BSFL eat almost anything organic, from fruit and vegetable scraps to grains and coffee grounds. The nutritional balance that matters most is the ratio of carbon to nitrogen in the feed. A carbon-to-nitrogen ratio of about 16:1 to 18:1 produces the healthiest, fastest-growing larvae. In practice, this means mixing carbon-rich materials (bread, rice, cardboard) with nitrogen-rich ones (fruit scraps, vegetables). Pure fruit waste tends to be too wet and nitrogen-heavy, while dry grains alone lack moisture. A mix keeps both the chemistry and the moisture in a good range.
Don’t Overcrowd the Bin
Density directly affects heat buildup and competition for food. Research testing different stocking densities found that 5 larvae per square centimeter (roughly 32 per square inch) produced the best growth and welfare outcomes. At 15 larvae per square centimeter, heat generation spiked, competition increased, and overall performance dropped. If you’re seeing larvae piling on top of each other and crawling up the walls, your bin is likely too crowded. Split the population into a second container or use a larger bin.
Preventing Early Pupation
If your larvae are turning dark brown or black and stopping eating, they’re entering the prepupal stage and preparing to pupate into adult flies. This is a one-way process you can’t reverse, but you can slow it down. Light exposure plays a significant role. In complete darkness, prepupae pupated fastest, with adults emerging in about 13 days. With 12 hours of daily light, that timeline stretched to nearly 57 days. So if you want to keep larvae in their feeding stage longer, maintain a normal light cycle rather than storing them in total darkness.
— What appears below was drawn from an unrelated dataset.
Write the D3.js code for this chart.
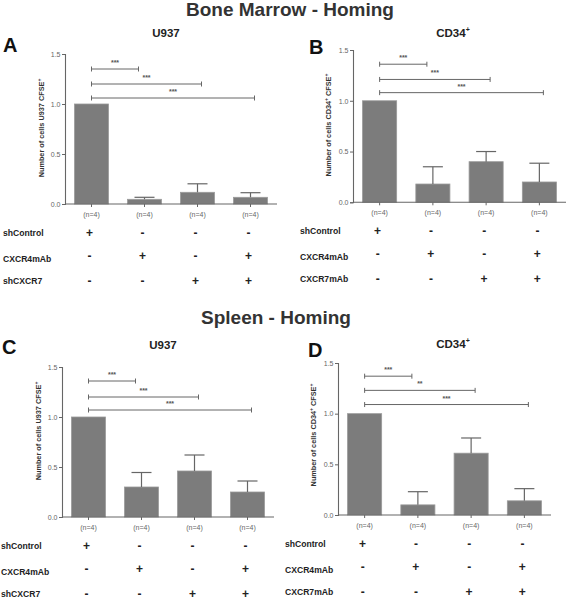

Cooler temperatures also slow development. Keeping the bin at the lower end of the viable range (around 20 to 24°C) delays the transition to the prepupal stage compared to the optimal growth temperature of 30°C. Combined with moderate light exposure, this gives you more time before larvae naturally age out of their useful larval phase.
Signs Your Larvae Are in Trouble
Healthy BSFL are plump, creamy white to light tan, and actively burrowing through their food. Watch for these warning signs:
- Lethargy or no movement: Healthy larvae constantly wriggle. If they’re still and limp, the environment is too cold, too hot, or too wet.
- Dark coloring in small larvae: Young larvae that turn dark prematurely may be stressed or dying. Normal darkening only happens in mature prepupae.
- Escape behavior: Larvae crawling up walls and out of the bin are fleeing poor conditions, usually overheating, overcrowding, or oxygen depletion.
- Foul smell: A healthy BSFL bin has a mild, earthy odor. Strong, rotten smells indicate anaerobic conditions from excess moisture or uneaten food.
- Swelling or deformities: These suggest disease, which spreads quickly in overcrowded or unsanitary bins.
When you spot any of these signs, check temperature first, moisture second, and food levels third. Most problems trace back to one of those three being out of range.